On Monday, the U.S. National Security Agency (NSA), partnering with the Office of the Department of Homeland Security’s Cybersecurity and Infrastructure Security Agency (CISA), and the Director of National Intelligence issued an analysis that focuses on assessing the potential vulnerabilities of 5G and the risks that could come with its adoption.
According to the report, with the rapid adoption of 5G networks, the potential for threat actors targeting the end-user goes up. One example given is if a nation state attempts to influence the standards in ways that would benefit its technologies and thus limit the choices and options available to the customer in regard to the way equipment or software can be used.
The report further elaborates that the contribution that adversarial national states have to the development of tech standards could potentially lead to the adoption of unreliable technology. This, in turn, could lead to difficulties updating said technology as well repairing or replacing it. Another issue brought up in the report are the presence of optional security controls within protocols – due to their optional nature, they could remain unimplemented which could, in turn, make systems susceptible to malware attacks.
Another concern pointed out in the report relates to the supply chain, more specifically to the components and elements used in the different types of technology that have been manufactured by third-parties. Such components/elements could be compromised or be of low-quality, possessing security vulnerabilities, making them an easy target for attacks from threat actors.
Such components could go undetected and lie there waiting to be exploited by attackers who know how to make use of the hidden vulnerability, leading to theft of sensitive data, remote control, and lateral distribution to other parts of the same network.
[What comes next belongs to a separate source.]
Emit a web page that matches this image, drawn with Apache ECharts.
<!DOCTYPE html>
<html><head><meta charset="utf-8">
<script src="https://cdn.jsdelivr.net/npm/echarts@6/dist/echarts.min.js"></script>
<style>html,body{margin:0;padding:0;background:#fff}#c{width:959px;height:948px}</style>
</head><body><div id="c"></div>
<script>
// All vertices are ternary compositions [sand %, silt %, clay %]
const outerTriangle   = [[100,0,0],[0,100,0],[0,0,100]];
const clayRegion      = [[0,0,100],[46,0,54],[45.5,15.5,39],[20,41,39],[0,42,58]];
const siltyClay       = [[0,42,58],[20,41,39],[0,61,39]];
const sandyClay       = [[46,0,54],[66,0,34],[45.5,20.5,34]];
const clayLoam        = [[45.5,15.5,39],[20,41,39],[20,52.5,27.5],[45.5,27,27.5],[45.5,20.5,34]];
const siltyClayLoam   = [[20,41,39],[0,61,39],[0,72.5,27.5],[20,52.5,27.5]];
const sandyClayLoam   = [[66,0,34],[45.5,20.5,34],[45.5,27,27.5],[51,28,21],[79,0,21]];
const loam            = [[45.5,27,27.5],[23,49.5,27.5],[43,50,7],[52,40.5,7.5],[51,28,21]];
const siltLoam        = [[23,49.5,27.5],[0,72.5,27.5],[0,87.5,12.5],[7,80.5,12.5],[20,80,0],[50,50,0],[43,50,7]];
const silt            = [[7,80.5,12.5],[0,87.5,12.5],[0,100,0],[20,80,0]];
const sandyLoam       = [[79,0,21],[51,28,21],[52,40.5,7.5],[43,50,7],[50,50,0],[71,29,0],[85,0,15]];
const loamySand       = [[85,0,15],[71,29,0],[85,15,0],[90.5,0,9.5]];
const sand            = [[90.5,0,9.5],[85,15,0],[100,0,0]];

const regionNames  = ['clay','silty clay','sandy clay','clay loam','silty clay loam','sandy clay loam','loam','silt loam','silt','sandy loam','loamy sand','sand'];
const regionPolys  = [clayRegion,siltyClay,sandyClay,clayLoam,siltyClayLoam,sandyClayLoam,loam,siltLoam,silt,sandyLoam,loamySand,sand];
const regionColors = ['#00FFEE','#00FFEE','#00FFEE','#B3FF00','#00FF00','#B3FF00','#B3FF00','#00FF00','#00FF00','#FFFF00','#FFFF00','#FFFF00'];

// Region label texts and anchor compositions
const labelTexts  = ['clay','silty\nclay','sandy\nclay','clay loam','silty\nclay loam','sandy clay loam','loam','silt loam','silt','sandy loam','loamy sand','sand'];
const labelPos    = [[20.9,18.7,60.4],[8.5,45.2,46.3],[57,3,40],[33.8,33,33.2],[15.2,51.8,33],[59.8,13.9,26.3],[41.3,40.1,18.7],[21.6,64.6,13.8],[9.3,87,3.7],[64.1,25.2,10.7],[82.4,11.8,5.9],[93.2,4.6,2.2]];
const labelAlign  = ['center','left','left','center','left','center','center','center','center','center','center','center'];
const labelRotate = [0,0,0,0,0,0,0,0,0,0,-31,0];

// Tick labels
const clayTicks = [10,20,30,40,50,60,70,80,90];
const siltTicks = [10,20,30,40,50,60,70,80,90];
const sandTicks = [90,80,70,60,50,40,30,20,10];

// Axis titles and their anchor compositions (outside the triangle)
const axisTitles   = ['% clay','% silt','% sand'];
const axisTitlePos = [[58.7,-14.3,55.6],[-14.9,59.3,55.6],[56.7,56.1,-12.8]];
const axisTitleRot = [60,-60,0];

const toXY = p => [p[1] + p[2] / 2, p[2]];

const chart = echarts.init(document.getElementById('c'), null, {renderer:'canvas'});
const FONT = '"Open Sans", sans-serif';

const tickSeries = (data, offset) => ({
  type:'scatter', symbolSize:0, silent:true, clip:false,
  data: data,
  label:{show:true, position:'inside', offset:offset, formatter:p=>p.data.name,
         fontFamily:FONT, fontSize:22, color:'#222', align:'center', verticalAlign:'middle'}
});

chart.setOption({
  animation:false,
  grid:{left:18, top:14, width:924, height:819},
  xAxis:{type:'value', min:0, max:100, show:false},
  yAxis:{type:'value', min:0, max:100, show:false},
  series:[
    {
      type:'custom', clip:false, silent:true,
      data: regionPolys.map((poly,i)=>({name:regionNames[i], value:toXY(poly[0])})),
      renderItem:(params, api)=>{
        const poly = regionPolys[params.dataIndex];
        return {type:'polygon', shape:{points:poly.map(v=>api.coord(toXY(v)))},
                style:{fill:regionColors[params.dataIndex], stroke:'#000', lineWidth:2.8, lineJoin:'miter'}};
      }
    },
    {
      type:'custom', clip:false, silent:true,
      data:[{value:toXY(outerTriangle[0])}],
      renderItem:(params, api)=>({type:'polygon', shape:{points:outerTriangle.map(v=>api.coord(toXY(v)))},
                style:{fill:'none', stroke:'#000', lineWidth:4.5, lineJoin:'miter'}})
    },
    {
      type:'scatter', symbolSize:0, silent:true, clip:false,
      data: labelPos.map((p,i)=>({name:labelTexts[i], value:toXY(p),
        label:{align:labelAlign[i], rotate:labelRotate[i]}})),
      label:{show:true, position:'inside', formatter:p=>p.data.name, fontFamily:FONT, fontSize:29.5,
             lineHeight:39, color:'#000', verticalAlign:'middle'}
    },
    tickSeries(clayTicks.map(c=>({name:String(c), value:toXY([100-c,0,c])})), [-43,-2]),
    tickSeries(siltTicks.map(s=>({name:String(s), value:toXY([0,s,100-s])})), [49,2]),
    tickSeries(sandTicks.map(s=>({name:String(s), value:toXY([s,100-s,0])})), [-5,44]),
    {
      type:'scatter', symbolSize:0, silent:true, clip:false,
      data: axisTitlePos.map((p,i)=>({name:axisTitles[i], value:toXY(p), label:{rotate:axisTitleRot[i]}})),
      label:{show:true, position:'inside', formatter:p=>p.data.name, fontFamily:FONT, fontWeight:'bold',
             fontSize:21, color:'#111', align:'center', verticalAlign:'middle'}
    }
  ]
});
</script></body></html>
This applies not only to hardware but also to software as well. Purposefully flawed software elements may be added to a program or another larger piece of software and delivered to the targeted device only to later be exploited by an attacker who knows where the weakness in the code is.
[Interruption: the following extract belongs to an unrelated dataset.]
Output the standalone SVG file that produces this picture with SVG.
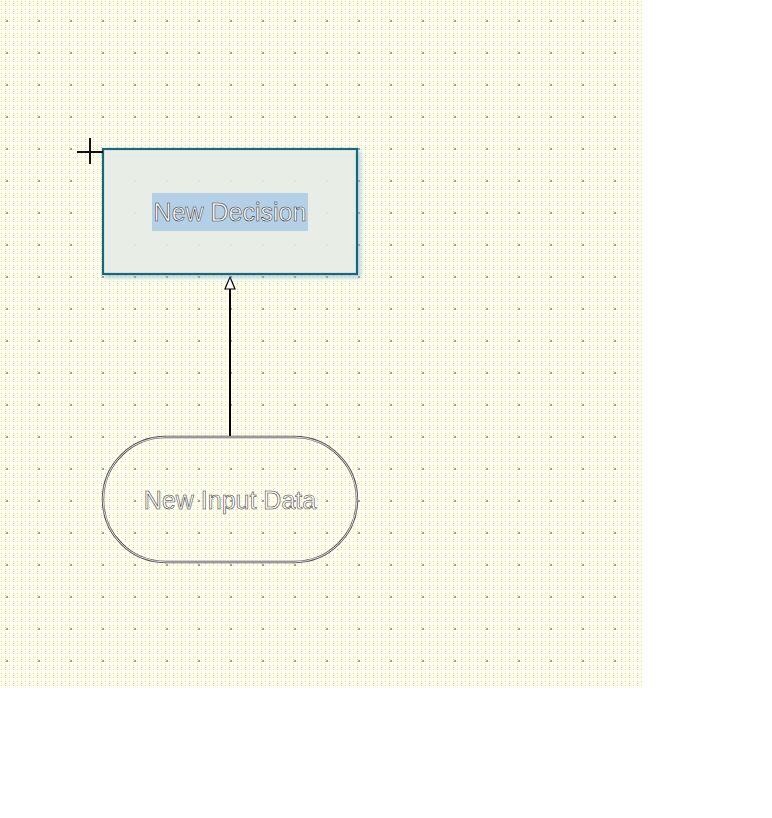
<svg xmlns="http://www.w3.org/2000/svg" width="772" height="818" viewBox="0 0 772 818">
<style>
.lbl{font-family:"Liberation Sans",Arial,sans-serif;font-size:25px;fill:#ffffff;stroke:#333;stroke-width:0.55;text-anchor:middle;dominant-baseline:central}
.conn{stroke:#000;stroke-width:2;fill:none}
</style>
<defs>
<pattern id="fine" width="4" height="4" patternUnits="userSpaceOnUse">
<rect x="1" y="1" width="1" height="1" fill="#ece35a"/>
</pattern>
<pattern id="fine2" width="8" height="8" patternUnits="userSpaceOnUse">
<rect x="5" y="3" width="1" height="1" fill="#c4c4ea"/>
</pattern>
<pattern id="major" x="6" y="20" width="32" height="32" patternUnits="userSpaceOnUse">
<rect x="0" y="0" width="2" height="2" fill="#a0a0a0"/>
</pattern>
<filter id="sh" x="-10%" y="-10%" width="130%" height="130%">
<feDropShadow dx="3" dy="3" stdDeviation="2" flood-color="#7fb6d8" flood-opacity="0.6"/>
</filter>
</defs>
<rect x="0" y="0" width="772" height="818" fill="#fff"/>
<g id="grid">
<rect x="0" y="0" width="642" height="687" fill="#fffef2"/>
<rect x="0" y="0" width="642" height="687" fill="url(#fine)"/>
<rect x="0" y="0" width="642" height="687" fill="url(#fine2)"/>
<rect x="0" y="0" width="642" height="687" fill="url(#major)"/>
</g>
<g id="connectors">
<line class="conn" x1="230" y1="437" x2="230" y2="278"/>
<path d="M230 277 L235 289 L225 289 Z" fill="#fff" stroke="#000" stroke-width="1.2"/>
</g>
<g id="decision">
<rect x="103" y="149" width="254" height="125" fill="#eef0e8" fill-opacity="0.8" stroke="#17697a" stroke-width="2.2" filter="url(#sh)"/>
<rect x="152" y="193" width="156" height="38" fill="#b4d0e6"/>
<text class="lbl" x="230" y="212">New Decision</text>
</g>
<g id="input">
<rect x="103" y="437" width="254" height="125" rx="62.5" ry="62.5" fill="none" stroke="#555" stroke-width="2.4"/>
<rect x="103" y="437" width="254" height="125" rx="62.5" ry="62.5" fill="none" stroke="#fff" stroke-width="0.8"/>
<text class="lbl" x="230" y="500">New Input Data</text>
</g>
<g id="cursor">
<line x1="77" y1="152" x2="103" y2="152" stroke="#111" stroke-width="2"/>
<line x1="90" y1="138" x2="90" y2="164" stroke="#111" stroke-width="2"/>
</g>
</svg>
Finally, the report also focuses on the inherent weaknesses of the 5G structure that cybercriminals could use to initiate an attack. One specific area that is seen as a particularly vulnerable target is the need for supporting 4G legacy infrastructures – something that possesses a number of weaknesses that potent threat actors could easily exploit. Another area that could be targeted is the vulnerabilities that are caused by poor slice management which could allow attackers to acquire sensitive data gathered from different slices or even enable them to disrupt user access.
In March this year, a study was published by AdaptiveMobile in which it was reported that certain vulnerabilities in the slicing model can be used as a means of allowing attackers to gain access to important data as well as to perform DoS (Denial of Service) attacks.
The study explains that, in order for 5G to reach its fulfil its potential, 5G systems need to use a combination of low, mid, and high frequencies as each type of frequency provides different benefits. However, this also poses different challenges as far as security is concerned. In addition, the increase in number of devices that compete for the same frequencies, the phenomenon known as spectrum sharing is starting to occur more often which, in turn, provides criminal actors with greater opportunity to interfere with and intercept connections.
The main goal of the analysis NSA analysis is to help with the assessment of the different attack paths and risk factors, focusing primarily on these three threat areas: security policies and standards, hardware and software supply chain, and 5G architecture and its inherent weaknesses.
According to the analysis, strict and precise monitoring, early identification of vulnerabilities, and their quick and adequate mitigation is the key to keeping users and organizations safe during the rapid adoption of the 5G technology.